The Naira on Wednesday, June 29 depreciated to its lowest level in the Investors and Exporters (I&E) segment of the foreign exchange (FX) market.

Amid a biting forex crunch, the local currency fell by N3.88 or 0.80 per cent against the US Dollar to close at N424.88/$1 versus the N421.00/$1 it was sold on Tuesday despite a decline in the value of transactions at the spot market.

According to data from the FMDQ Securities Exchange, the turnover for the midweek session was $112.83 million, 45.4 per cent or $93.82 million lower than the turnover of $206.65 million published the day before.

Also, in the parallel market, the domestic currency reported a dismal performance against the greenback as it lost N1 to quote at N610/$1 compared with the previous day’s value of N609/$1.

However, the value of the Naira to the Dollar remained unchanged at the Peer-to-Peer market window at N619/$1.

In the interbank segment of the market, the Naira appreciated against the British currency – the Pound Sterling and the Euro.

Against the Pound Sterling, it was strengthened by N3.91 to N505.91/£1 from N509.82/£1 and against the Euro, it gained N1.90 to settle at N437.59/€1 versus N439.49/€1 on Tuesday.

Meanwhile, four of the 10 tokens monitored by Business Post closed in the green territory, with the TerraClassicUSD (USTC) recovering more grounds as it traded higher by 59.9 per cent to $0.0691. Dogecoin (DOGE) rose by 5.4 per cent to trade at $0.0707, Litecoin (LTC) went up by 1.9 per cent to settle at $54.15, while Bitcoin (BTC) added 0.3 per cent to its value to close at $20,315.78.

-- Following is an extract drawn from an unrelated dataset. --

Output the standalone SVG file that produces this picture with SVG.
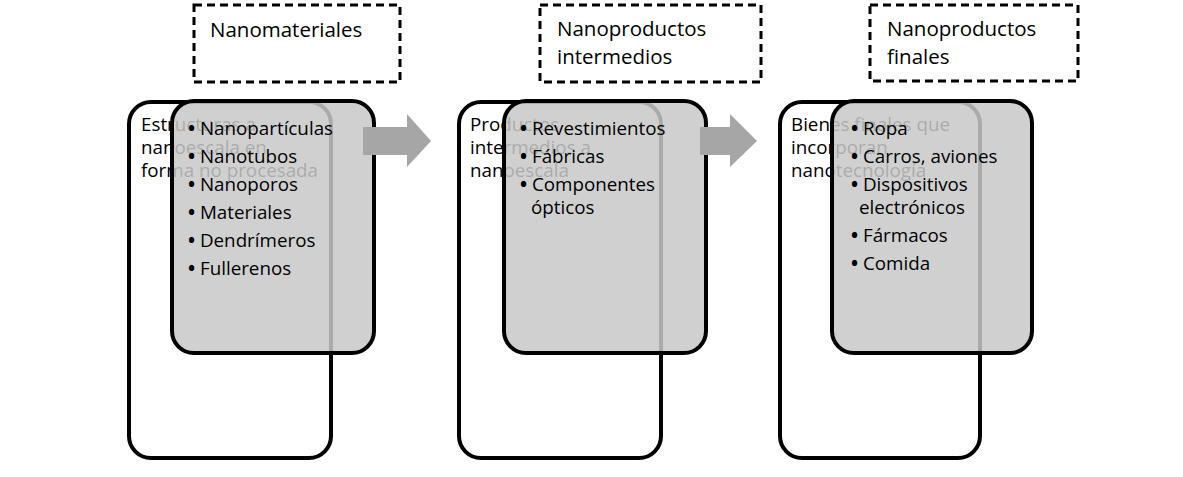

However, Binance Coin (BNB) recorded a 4.7 per cent fall to sell at $221.44, Ethereum (ETH) depreciated by 3.7 per cent to $1,116.72, Solana (SOL) decreased by 3.6 per cent to $34.68, Ripple (XRP) recorded a 1.9 per cent slide to sell for $0.3329, Cardano (ADA) dropped 0.2 per cent to trade at $0.4722, while the US Dollar Tether (USDT) moved downwards by 0.02 per cent to $0.9989.